HR people often fantasize about new and better ways to accomplish corporate goals or to support the business. Every decade has a its own buzzword – over the last 7 years it’s “digitalization”. Marketing and sales started to focus on the application of digital tools, followed by the rest of the departments and entire corporate organizations sought a “digital way” to work.
Over time, we have learned that such buzzwords distract us from following the basic company goals and the fact that successful organizational management does not change. Tools can change, and certainly we would be foolish if we do not take advantage of better tools, but that does not change the way how leaders should act, or how organizations become successful.
Microsoft is one of those organizations that recently arose like a phoenix from the ashes. This first age “digital” company has revolutionized the way how we work but it nearly lost the battle a few years ago and was at the brink of failure. Microsoft appointed a new CEO, Satya Nadella. Nadella turned the company around, put a simple integrating strategy forward, and above all, as Kongo Gumi since the 6th century, started to ensure long-term stability for employees. Recently CEO Nadella was recognized as an outstanding leader in the high-tech world, based on employees’ feedback. The summary shows that Nadella listens to feedback, is competent and knows the business. He projects a compelling vision and above all, is regarded as very trustworthy. And guess what? These are the exact leadership competencies that are universally found in successful leaders in every industry.
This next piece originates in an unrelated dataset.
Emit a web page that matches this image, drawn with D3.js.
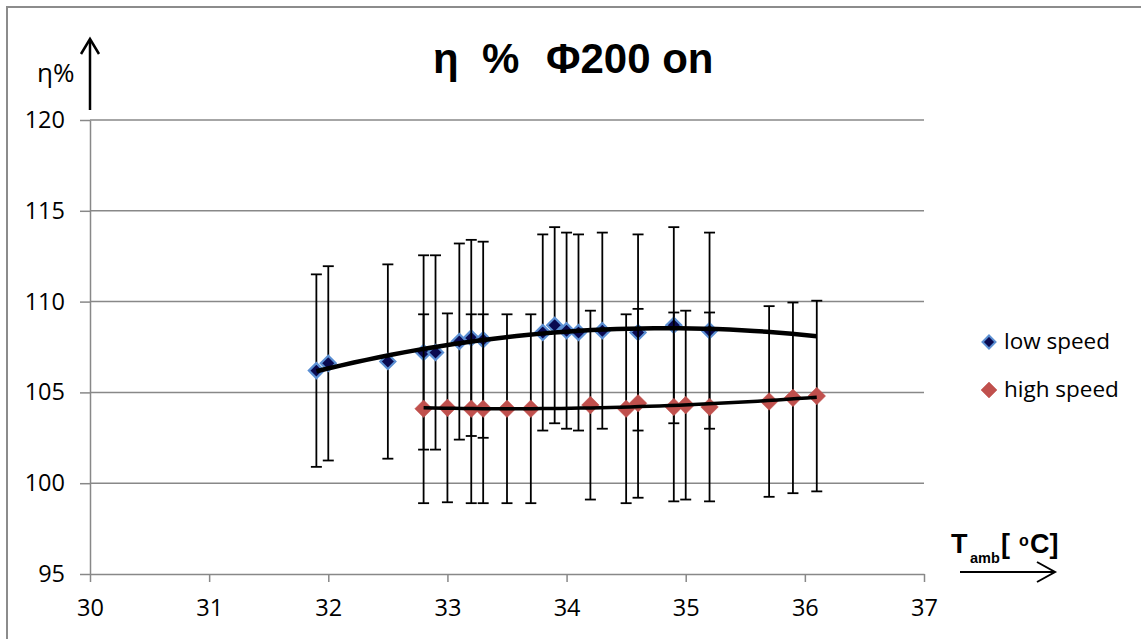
<!DOCTYPE html>
<html>
<head>
<meta charset="utf-8">
<script src="https://cdn.jsdelivr.net/npm/d3@7"></script>
<style>
  html, body { margin: 0; padding: 0; background: #fff; }
  svg { display: block; }
  .tick text { font-family: "Open Sans", sans-serif; font-size: 23.5px; fill: #000; }
  .tick line, .domain { stroke: #888; stroke-width: 1.5; }
</style>
</head>
<body>
<svg id="chart" width="1141" height="639"></svg>
<script>
// tick values
var xTicks = [ 30, 31, 32, 33, 34, 35, 36, 37 ];
var yTicks = [ 95, 100, 105, 110, 115, 120 ];

// low speed series: ambient temperature, efficiency, error bar half height
var lowT = [ 31.9, 32.0, 32.5, 32.8, 32.9, 33.1, 33.2, 33.3, 33.8, 33.9, 34.0, 34.1, 34.3, 34.6, 34.9, 35.2 ];
var lowEta = [ 106.2, 106.6, 106.7, 107.2, 107.2, 107.8, 108.0, 107.9, 108.3, 108.7, 108.4, 108.3, 108.4, 108.3, 108.7, 108.4 ];
var lowErr = [ 5.3, 5.35, 5.35, 5.35, 5.35, 5.4, 5.4, 5.4, 5.4, 5.4, 5.4, 5.4, 5.4, 5.4, 5.4, 5.4 ];

// high speed series
var highT = [ 32.8, 33.0, 33.2, 33.3, 33.5, 33.7, 34.2, 34.5, 34.6, 34.9, 35.0, 35.2, 35.7, 35.9, 36.1 ];
var highEta = [ 104.1, 104.15, 104.1, 104.1, 104.1, 104.1, 104.3, 104.1, 104.4, 104.2, 104.3, 104.2, 104.5, 104.7, 104.8 ];
var highErr = [ 5.2, 5.2, 5.2, 5.2, 5.2, 5.2, 5.2, 5.2, 5.2, 5.2, 5.2, 5.2, 5.25, 5.25, 5.25 ];

// trendline x range for each series
var lowTrendRange = [ 31.9, 36.1 ];
var highTrendRange = [ 32.8, 36.1 ];

var seriesNames = [ 'low speed', 'high speed' ];

var plot = { left: 90, right: 924, top: 120, bottom: 574 };

var svg = d3.select( '#chart' );

// chart area border
svg.append( 'rect' )
	.attr( 'x', 7 ).attr( 'y', 7 )
	.attr( 'width', 1300 ).attr( 'height', 800 )
	.attr( 'fill', 'none' )
	.attr( 'stroke', '#8c8c8c' )
	.attr( 'stroke-width', 2 );

var x = d3.scaleLinear().domain( [ 30, 37 ] ).range( [ plot.left, plot.right ] );
var y = d3.scaleLinear().domain( [ 95, 120 ] ).range( [ plot.bottom, plot.top ] );

// horizontal gridlines
svg.append( 'g' ).selectAll( 'line' )
	.data( yTicks.filter( function ( d ) { return d !== 95; } ) )
	.enter().append( 'line' )
	.attr( 'x1', plot.left ).attr( 'x2', plot.right )
	.attr( 'y1', function ( d ) { return y( d ); } )
	.attr( 'y2', function ( d ) { return y( d ); } )
	.attr( 'stroke', '#888' )
	.attr( 'stroke-width', 1.5 );

svg.append( 'g' )
	.attr( 'transform', 'translate(' + plot.left + ',0)' )
	.call( d3.axisLeft( y ).tickValues( yTicks ).tickSize( 10 ).tickSizeOuter( 0 ).tickPadding( 15 ) );

svg.append( 'g' )
	.attr( 'transform', 'translate(0,' + plot.bottom + ')' )
	.call( d3.axisBottom( x ).tickValues( xTicks ).tickFormat( d3.format( 'd' ) ).tickSize( 8 ).tickSizeOuter( 0 ).tickPadding( 17 ) );

// quadratic least squares, same as a 2nd order polynomial trendline
function polyFit( xs, ys ) {
	var s = [ 0, 0, 0, 0, 0 ], t = [ 0, 0, 0 ];
	xs.forEach( function ( xv, i ) {
		for ( var k = 0; k < 5; k++ ) s[k] += Math.pow( xv, k );
		for ( var j = 0; j < 3; j++ ) t[j] += Math.pow( xv, j ) * ys[i];
	} );
	var m = [ [ s[0], s[1], s[2], t[0] ], [ s[1], s[2], s[3], t[1] ], [ s[2], s[3], s[4], t[2] ] ];
	for ( var c = 0; c < 3; c++ ) {
		for ( var r = c + 1; r < 3; r++ ) {
			var f = m[r][c] / m[c][c];
			for ( var q = c; q < 4; q++ ) m[r][q] -= f * m[c][q];
		}
	}
	var b = [ 0, 0, 0 ];
	for ( var r2 = 2; r2 >= 0; r2-- ) {
		var v = m[r2][3];
		for ( var q2 = r2 + 1; q2 < 3; q2++ ) v -= m[r2][q2] * b[q2];
		b[r2] = v / m[r2][r2];
	}
	return function ( xv ) { return b[0] + b[1] * xv + b[2] * xv * xv; };
}

function diamond( r ) {
	return 'M0,' + ( -r ) + 'L' + r + ',0L0,' + r + 'L' + ( -r ) + ',0Z';
}

function errorBars( xs, ys, errs ) {
	var g = svg.append( 'g' );
	xs.forEach( function ( xv, i ) {
		var px = x( xv );
		var top = y( ys[i] + errs[i] ), bot = y( ys[i] - errs[i] );
		g.append( 'line' ).attr( 'x1', px ).attr( 'x2', px ).attr( 'y1', top ).attr( 'y2', bot );
		g.append( 'line' ).attr( 'x1', px - 5.5 ).attr( 'x2', px + 5.5 ).attr( 'y1', top ).attr( 'y2', top );
		g.append( 'line' ).attr( 'x1', px - 5.5 ).attr( 'x2', px + 5.5 ).attr( 'y1', bot ).attr( 'y2', bot );
	} );
	g.selectAll( 'line' ).attr( 'stroke', '#000' ).attr( 'stroke-width', 1.8 );
}

function markers( xs, ys, r, fill, stroke, sw ) {
	svg.append( 'g' ).selectAll( 'path' )
		.data( xs )
		.enter().append( 'path' )
		.attr( 'd', diamond( r ) )
		.attr( 'transform', function ( d, i ) { return 'translate(' + x( d ) + ',' + y( ys[i] ) + ')'; } )
		.attr( 'fill', fill )
		.attr( 'stroke', stroke )
		.attr( 'stroke-width', sw );
}

errorBars( lowT, lowEta, lowErr );
markers( lowT, lowEta, 7.5, '#0a0a50', '#5b8fd3', 2.2 );
errorBars( highT, highEta, highErr );
markers( highT, highEta, 8.8, '#c0504d', '#c0504d', 0.5 );

// trendlines
function trend( xs, ys, range, width ) {
	var fit = polyFit( xs, ys );
	var pts = d3.range( 0, 41 ).map( function ( i ) {
		var xv = range[0] + ( range[1] - range[0] ) * i / 40;
		return [ x( xv ), y( fit( xv ) ) ];
	} );
	svg.append( 'path' )
		.attr( 'd', d3.line()( pts ) )
		.attr( 'fill', 'none' )
		.attr( 'stroke', '#000' )
		.attr( 'stroke-width', width )
		.attr( 'stroke-linecap', 'butt' );
}
trend( lowT, lowEta, lowTrendRange, 4.5 );
trend( highT, highEta, highTrendRange, 3.5 );

// title
var title = svg.append( 'text' )
	.attr( 'y', 73 )
	.style( 'font-family', '"Liberation Sans", Arial, sans-serif' )
	.style( 'font-weight', 'bold' )
	.style( 'font-size', '42px' );
title.append( 'tspan' ).attr( 'x', 433 ).text( 'η' );
title.append( 'tspan' ).attr( 'x', 482 ).text( '%' );
title.append( 'tspan' ).attr( 'x', 546 ).text( 'Φ200 on' );

// y axis label with arrow
svg.append( 'text' )
	.attr( 'x', 37 ).attr( 'y', 82 )
	.style( 'font-family', '"Open Sans", sans-serif' )
	.style( 'font-size', '26px' )
	.text( 'η%' );
svg.append( 'line' ).attr( 'x1', 90 ).attr( 'x2', 90 ).attr( 'y1', 110 ).attr( 'y2', 40 )
	.attr( 'stroke', '#000' ).attr( 'stroke-width', 2.5 );
svg.append( 'polyline' ).attr( 'points', '81,54 90,39 99,54' )
	.attr( 'fill', 'none' ).attr( 'stroke', '#000' ).attr( 'stroke-width', 2.5 );

// x axis label with arrow
var xl = svg.append( 'g' )
	.style( 'font-family', '"Liberation Sans", Arial, sans-serif' )
	.style( 'font-weight', 'bold' );
xl.append( 'text' ).attr( 'x', 951 ).attr( 'y', 553 ).style( 'font-size', '27px' ).text( 'T' );
xl.append( 'text' ).attr( 'x', 970 ).attr( 'y', 563 ).style( 'font-size', '14.5px' ).text( 'amb' );
xl.append( 'text' ).attr( 'x', 1001 ).attr( 'y', 553 ).style( 'font-size', '27px' ).text( '[' );
xl.append( 'text' ).attr( 'x', 1019 ).attr( 'y', 546 ).style( 'font-size', '16px' ).text( 'o' );
xl.append( 'text' ).attr( 'x', 1030 ).attr( 'y', 553 ).style( 'font-size', '27px' ).text( 'C]' );
svg.append( 'line' ).attr( 'x1', 960 ).attr( 'x2', 1055 ).attr( 'y1', 572 ).attr( 'y2', 572 )
	.attr( 'stroke', '#000' ).attr( 'stroke-width', 2 );
svg.append( 'polyline' ).attr( 'points', '1037,562 1055,572 1037,582' )
	.attr( 'fill', 'none' ).attr( 'stroke', '#000' ).attr( 'stroke-width', 2 );

// legend
var legend = svg.append( 'g' );
seriesNames.forEach( function ( name, i ) {
	var ly = 342 + i * 48;
	legend.append( 'path' )
		.attr( 'd', diamond( i === 0 ? 6.5 : 8 ) )
		.attr( 'transform', 'translate(989,' + ly + ')' )
		.attr( 'fill', i === 0 ? '#0a0a50' : '#c0504d' )
		.attr( 'stroke', i === 0 ? '#5b8fd3' : '#c0504d' )
		.attr( 'stroke-width', i === 0 ? 2 : 0.5 );
	legend.append( 'text' )
		.attr( 'x', 1004 ).attr( 'y', ly + 7 )
		.style( 'font-family', '"Open Sans", sans-serif' )
		.style( 'font-size', '22.5px' )
		.text( name );
} );
</script>
</body>
</html>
Digitalization of organizations does not mean that we must create and evaluate new competencies or knowledge areas. It means we must support the vision and strategies of the same great leaders who possess the above-mentioned characteristics with the best possible ways and technologies. Certainly, it means we should use more data in HR. Use big data and assessment of the workforce to select the best and develop them in the best possible way. To give data to leaders who listen to feedback, to make better and faster decisions. To make the impact of HR visible and measurable. To sell and show what we do in HR is very valuable to organizations. It’s the first time in human history where we can make the invisible visible, the unmeasurable measurable. Let’s take advantage of tools, focus on what we need to focus on, and nothing else.
Kongō Gumi went out of business in 2006 because their leaders shifted the strategy away from people and became greedy. Microsoft stayed in business because their new leader possessed those competencies that always make good leaders become great leaders.